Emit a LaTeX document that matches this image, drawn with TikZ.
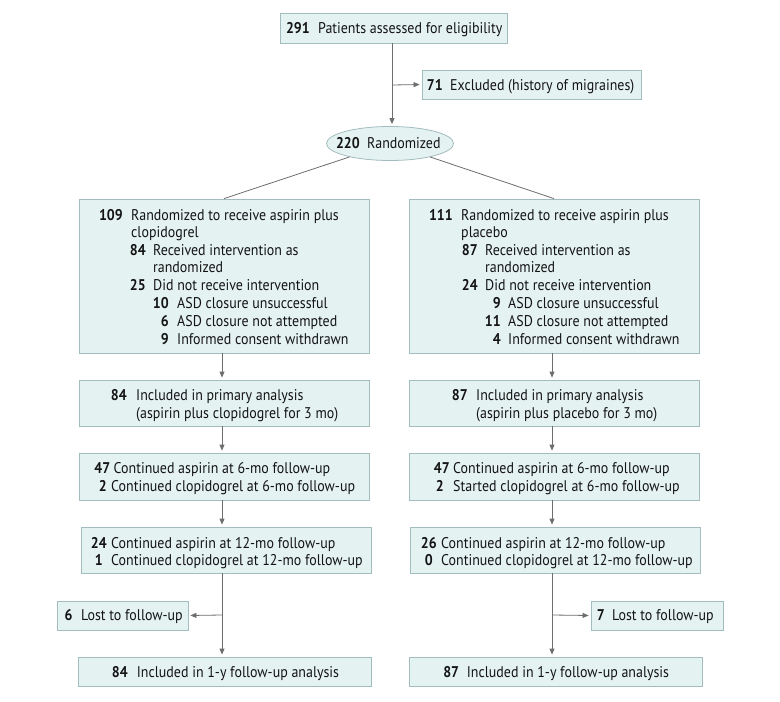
\documentclass[tikz,border=0pt]{standalone}
\usepackage{fontspec}
\setmainfont[FakeStretch=0.9]{PT Sans}
\usetikzlibrary{shapes.geometric,arrows.meta}
\definecolor{boxfill}{HTML}{E5F2F2}
\definecolor{boxline}{HTML}{A3BCBE}
\definecolor{arrgray}{HTML}{6E6E6E}
\definecolor{txtcol}{HTML}{141414}
\newcommand{\rw}[6]{%
  \node[numsty, anchor=base east] (#1n) at (#2,{#4+5.5}) {#5};
  \node[txtsty, anchor=base west] (#1t) at (#3,{#4+5.5}) {#6};}
\newcommand{\rc}[4]{%
  \node[txtsty, anchor=base west] (#1) at (#2,{#3+5.5}) {#4};}
\begin{document}
\begin{tikzpicture}[x=1pt,y=-1pt,
  box/.style={draw=boxline, fill=boxfill, line width=0.8pt, inner sep=0pt},
  numsty/.style={inner sep=0pt, text=txtcol, font=\fontsize{15.5}{18}\selectfont\bfseries},
  txtsty/.style={inner sep=0pt, text=txtcol, font=\fontsize{15.5}{18}\selectfont},
  ln/.style={draw=arrgray, line width=0.8pt},
  arr/.style={draw=arrgray, line width=0.8pt, -{Triangle[length=6pt,width=5pt]}, shorten >=2pt}]
\fill[white] (0,0) rectangle (780,702);
\useasboundingbox (0,0) rectangle (780,702);
% boxes
\node[box, minimum width=227pt, minimum height=30pt] (top) at (393.5,28) {};
\node[box, minimum width=219pt, minimum height=29pt] (excl) at (531.5,84.5) {};
\node[box, ellipse, minimum width=127pt, minimum height=34pt] (rand) at (390,143.5) {};
\node[box, minimum width=290pt, minimum height=154pt] (L1) at (224,276) {};
\node[box, minimum width=290pt, minimum height=154pt] (R1) at (554,276) {};
\node[box, minimum width=290pt, minimum height=46pt] (L2) at (224,403) {};
\node[box, minimum width=290pt, minimum height=46pt] (R2) at (554,403) {};
\node[box, minimum width=290pt, minimum height=47pt] (L3) at (224,476.5) {};
\node[box, minimum width=290pt, minimum height=47pt] (R3) at (554,476.5) {};
\node[box, minimum width=290pt, minimum height=46pt] (L4) at (226,550) {};
\node[box, minimum width=290pt, minimum height=46pt] (R4) at (555,550) {};
\node[box, minimum width=131pt, minimum height=29pt] (Llost) at (122.5,615.5) {};
\node[box, minimum width=132pt, minimum height=29pt] (Rlost) at (657,615.5) {};
\node[box, minimum width=293pt, minimum height=29pt] (L5) at (224.5,671.5) {};
\node[box, minimum width=293pt, minimum height=29pt] (R5) at (555.5,671.5) {};
% texts
\rw{ta}{310}{318}{28}{291}{Patients assessed for eligibility}
\rw{ea}{443}{450}{85}{71}{Excluded (history of migraines)}
\rw{ra}{360}{367}{143}{220}{Randomized}
% L1
\rw{la1}{123}{131}{215}{109}{Randomized to receive aspirin plus}
\rc{la2}{131}{232}{clopidogrel}
\rw{la3}{146}{153}{250}{84}{Received intervention as}
\rc{la4}{153}{267}{randomized}
\rw{la5}{146}{153}{285}{25}{Did not receive intervention}
\rw{la6}{169}{177}{303}{10}{ASD closure unsuccessful}
\rw{la7}{169}{177}{321}{6}{ASD closure not attempted}
\rw{la8}{169}{177}{339}{9}{Informed consent withdrawn}
% R1
\rw{ra1}{453}{461}{215}{111}{Randomized to receive aspirin plus}
\rc{ra2}{461}{232}{placebo}
\rw{ra3}{478}{485}{250}{87}{Received intervention as}
\rc{ra4}{485}{267}{randomized}
\rw{ra5}{478}{485}{285}{24}{Did not receive intervention}
\rw{ra6}{501}{508}{303}{9}{ASD closure unsuccessful}
\rw{ra7}{501}{508}{321}{11}{ASD closure not attempted}
\rw{ra8}{501}{508}{339}{4}{Informed consent withdrawn}
% L2 R2
\rw{lb1}{127}{136}{395}{84}{Included in primary analysis}
\rc{lb2}{136}{413}{(aspirin plus clopidogrel for 3 mo)}
\rw{rb1}{468}{476}{395}{87}{Included in primary analysis}
\rc{rb2}{476}{413}{(aspirin plus placebo for 3 mo)}
% L3 R3
\rw{lc1}{110.5}{113.5}{468}{47}{Continued aspirin at 6-mo follow-up}
\rw{lc2}{107}{111}{486}{2}{Continued clopidogrel at 6-mo follow-up}
\rw{rc1}{450}{453}{468}{47}{Continued aspirin at 6-mo follow-up}
\rw{rc2}{444}{453}{486}{2}{Started clopidogrel at 6-mo follow-up}
% L4 R4
\rw{ld1}{107}{111}{543}{24}{Continued aspirin at 12-mo follow-up}
\rw{ld2}{103}{111}{560}{1}{Continued clopidogrel at 12-mo follow-up}
\rw{rd1}{437}{441}{543}{26}{Continued aspirin at 12-mo follow-up}
\rw{rd2}{433}{441}{560}{0}{Continued clopidogrel at 12-mo follow-up}
% lost
\rw{le1}{72.7}{81}{615}{6}{Lost to follow-up}
\rw{re1}{605}{612}{615}{7}{Lost to follow-up}
% final
\rw{lf1}{128}{136.7}{672}{84}{Included in 1-y follow-up analysis}
\rw{rf1}{459.3}{466.7}{672}{87}{Included in 1-y follow-up analysis}
% connectors
\coordinate (tb) at (392,85);
\coordinate (lb) at (222,615);
\coordinate (rb) at (552,615);
\draw[arr] (top.south -| tb) -- (rand.north -| tb);
\draw[arr] (tb) -- (excl.west);
\draw[ln] (rand) -- (L1.north);
\draw[ln] (rand) -- (R1.north);
\draw[arr] (L1.south -| lb) -- (L2.north -| lb);
\draw[arr] (R1.south -| rb) -- (R2.north -| rb);
\draw[arr] (L2.south -| lb) -- (L3.north -| lb);
\draw[arr] (R2.south -| rb) -- (R3.north -| rb);
\draw[arr] (L3.south -| lb) -- (L4.north -| lb);
\draw[arr] (R3.south -| rb) -- (R4.north -| rb);
\draw[arr] (L4.south -| lb) -- (L5.north -| lb);
\draw[arr] (R4.south -| rb) -- (R5.north -| rb);
\draw[arr] (lb) -- (Llost.east);
\draw[arr] (rb) -- (Rlost.west);
\end{tikzpicture}
\end{document}
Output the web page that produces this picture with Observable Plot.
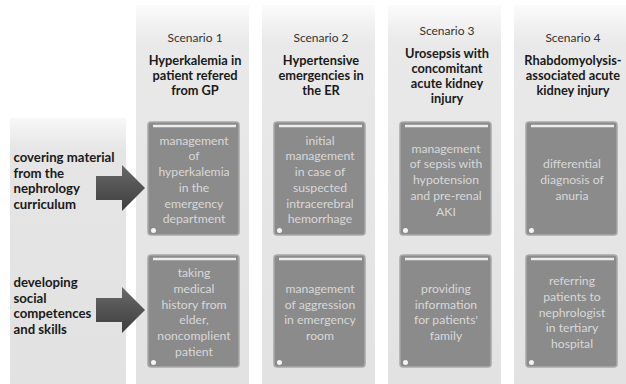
<!DOCTYPE html>
<html><head><meta charset="utf-8">
<script src="https://cdn.jsdelivr.net/npm/d3@7"></script>
<script src="https://cdn.jsdelivr.net/npm/@observablehq/plot@0.6"></script>
<style>body{margin:0;background:#fff}</style>
</head><body><div id="chart"></div>
<script>
// ---- data ----
const scenarioLabels = ["Scenario 1", "Scenario 2", "Scenario 3", "Scenario 4"];
const scenarioTitles = [
  "Hyperkalemia in\npatient refered\nfrom GP",
  "Hypertensive\nemergencies in\nthe ER",
  "Urosepsis with\nconcomitant\nacute kidney\ninjury",
  "Rhabdomyolysis-\nassociated acute\nkidney injury"
];
const rowLabels = [
  "covering material\nfrom the\nnephrology\ncurriculum",
  "developing\nsocial\ncompetences\nand skills"
];
const curriculumTopics = [
  "management\nof\nhyperkalemia\nin the\nemergency\ndepartment",
  "initial\nmanagement\nin case of\nsuspected\nintracerebral\nhemorrhage",
  "management\nof sepsis with\nhypotension\nand pre-renal\nAKI",
  "differential\ndiagnosis of\nanuria"
];
const socialTopics = [
  "taking\nmedical\nhistory from\nelder,\nnoncomplient\npatient",
  "management\nof aggression\nin emergency\nroom",
  "providing\ninformation\nfor patients'\nfamily",
  "referring\npatients to\nnephrologist\nin tertiary\nhospital"
];

// ---- layout ----
const W = 626, H = 384;
const band = d3.scaleBand().domain(["", ...scenarioLabels]).range([10, 627]).paddingInner(0.103).paddingOuter(0);
const bw = band.bandwidth();
const panelTop = 5, leftPanelTop = 118;
const rowsY = [{top: 122, bottom: 235, label: 180, arrow: 188}, {top: 255, bottom: 367, label: 305, arrow: 310}];
const titleCenter = 75, titleStep = 15;

const panels = scenarioLabels.map(s => ({x1: band(s), x2: band(s) + bw, y1: panelTop, y2: H + 2}));
const leftPanel = [{x1: band(""), x2: band("") + bw + 3, y1: leftPanelTop, y2: H + 2}];

const boxes = [];
[curriculumTopics, socialTopics].forEach((topics, r) => {
  topics.forEach((t, i) => {
    const s = scenarioLabels[i];
    boxes.push({x1: band(s) + 12, x2: band(s) + bw - 10, y1: rowsY[r].top, y2: rowsY[r].bottom, text: t});
  });
});
boxes.forEach(b => { b.cx = (b.x1 + b.x2) / 2; b.cy = (b.y1 + b.y2) / 2; b.hx1 = b.x1 + 5; b.hx2 = b.x2 - 3; b.hy = b.y1 + 3.5; b.dx = b.x1 + 5; b.dy = b.y2 - 5; });

const headers = scenarioLabels.map((s, i) => {
  const n = scenarioTitles[i].split("\n").length;
  return {x: band(s) + bw / 2 + 2, label: s, title: scenarioTitles[i],
          labelY: titleCenter - (n - 1) * titleStep / 2 - 22, titleY: titleCenter};
});

const labels = rowLabels.map((t, r) => ({x: band("") + 3, y: rowsY[r].label, text: t}));

const arrowPts = [];
rowsY.forEach((row, r) => {
  const c = row.arrow;
  arrowPts.push({r, x: 96, y1: c - 12, y2: c + 12});
  arrowPts.push({r, x: 122, y1: c - 12, y2: c + 12});
  arrowPts.push({r, x: 122, y1: c - 23, y2: c + 23});
  arrowPts.push({r, x: 145, y1: c, y2: c});
});

const defs = () => {
  const d = document.createElementNS("http://www.w3.org/2000/svg", "defs");
  d.innerHTML = `
    <linearGradient id="pg" x1="0" y1="0" x2="0" y2="1">
      <stop offset="0" stop-color="#fbfbfb"/>
      <stop offset="0.1" stop-color="#e9e9e9"/>
      <stop offset="1" stop-color="#e2e2e2"/>
    </linearGradient>
    <linearGradient id="lg" x1="0" y1="0" x2="0" y2="1">
      <stop offset="0" stop-color="#f8f8f8"/>
      <stop offset="0.12" stop-color="#e5e5e5"/>
      <stop offset="1" stop-color="#e2e2e2"/>
    </linearGradient>
    <linearGradient id="ag" x1="0" y1="0" x2="0" y2="1">
      <stop offset="0" stop-color="#6a6a6a"/>
      <stop offset="0.45" stop-color="#555"/>
      <stop offset="1" stop-color="#3e3e3e"/>
    </linearGradient>`;
  return d;
};

const chart = Plot.plot({
  width: W, height: H,
  margin: 0,
  x: {type: "linear", domain: [0, W], range: [0, W], axis: null},
  y: {type: "linear", domain: [0, H], range: [0, H], axis: null},
  style: {fontFamily: "Lato, sans-serif", background: "#fff"},
  marks: [
    defs,
    Plot.rect(panels, {x1: "x1", x2: "x2", y1: "y1", y2: "y2", fill: "url(#pg)"}),
    Plot.rect(leftPanel, {x1: "x1", x2: "x2", y1: "y1", y2: "y2", fill: "url(#lg)"}),
    Plot.rect(boxes, {x1: "x1", x2: "x2", y1: "y1", y2: "y2", fill: "#8b8b8b", stroke: "#a9a9a9", strokeWidth: 1.5, rx: 3}),
    Plot.ruleY(boxes, {x1: "hx1", x2: "hx2", y: "hy", stroke: "#ececec", strokeWidth: 2.5}),
    Plot.dot(boxes, {x: "dx", y: "dy", r: 2.5, fill: "#f4f4f4", stroke: null}),
    Plot.text(boxes, {x: "cx", y: "cy", text: "text", fill: "#d8d8d8", fontSize: 12.2, lineHeight: 1.29, lineAnchor: "middle"}),
    Plot.area(arrowPts, {x1: "x", y1: "y1", y2: "y2", z: "r", fill: "url(#ag)", curve: "linear"}),
    Plot.text(headers, {x: "x", y: "labelY", text: "label", fill: "#333", fontSize: 12, lineAnchor: "middle"}),
    Plot.text(headers, {x: "x", y: "titleY", text: "title", fill: "#1a1a1a", fontSize: 12.8, fontWeight: "bold", lineHeight: 1.17, lineAnchor: "middle"}),
    Plot.text(labels, {x: "x", y: "y", text: "text", fill: "#1a1a1a", fontSize: 13.2, fontWeight: "bold", lineHeight: 1.18, lineAnchor: "middle", textAnchor: "start"})
  ]
});
document.getElementById("chart").appendChild(chart);
</script>
</body></html>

### Work to do
Set down, word for word, the lines from the one holding "Output the web" through the one holding "const titleCenter = 75, titleStep = 15;". Skip the pictures.

### Result for this exercise
Output the web page that produces this picture with Observable Plot.
<!DOCTYPE html>
<html><head><meta charset="utf-8">
<script src="https://cdn.jsdelivr.net/npm/d3@7"></script>
<script src="https://cdn.jsdelivr.net/npm/@observablehq/plot@0.6"></script>
<style>body{margin:0;background:#fff}</style>
</head><body><div id="chart"></div>
<script>
// ---- data ----
const scenarioLabels = ["Scenario 1", "Scenario 2", "Scenario 3", "Scenario 4"];
const scenarioTitles = [
  "Hyperkalemia in\npatient refered\nfrom GP",
  "Hypertensive\nemergencies in\nthe ER",
  "Urosepsis with\nconcomitant\nacute kidney\ninjury",
  "Rhabdomyolysis-\nassociated acute\nkidney injury"
];
const rowLabels = [
  "covering material\nfrom the\nnephrology\ncurriculum",
  "developing\nsocial\ncompetences\nand skills"
];
const curriculumTopics = [
  "management\nof\nhyperkalemia\nin the\nemergency\ndepartment",
  "initial\nmanagement\nin case of\nsuspected\nintracerebral\nhemorrhage",
  "management\nof sepsis with\nhypotension\nand pre-renal\nAKI",
  "differential\ndiagnosis of\nanuria"
];
const socialTopics = [
  "taking\nmedical\nhistory from\nelder,\nnoncomplient\npatient",
  "management\nof aggression\nin emergency\nroom",
  "providing\ninformation\nfor patients'\nfamily",
  "referring\npatients to\nnephrologist\nin tertiary\nhospital"
];

// ---- layout ----
const W = 626, H = 384;
const band = d3.scaleBand().domain(["", ...scenarioLabels]).range([10, 627]).paddingInner(0.103).paddingOuter(0);
const bw = band.bandwidth();
const panelTop = 5, leftPanelTop = 118;
const rowsY = [{top: 122, bottom: 235, label: 180, arrow: 188}, {top: 255, bottom: 367, label: 305, arrow: 310}];
const titleCenter = 75, titleStep = 15;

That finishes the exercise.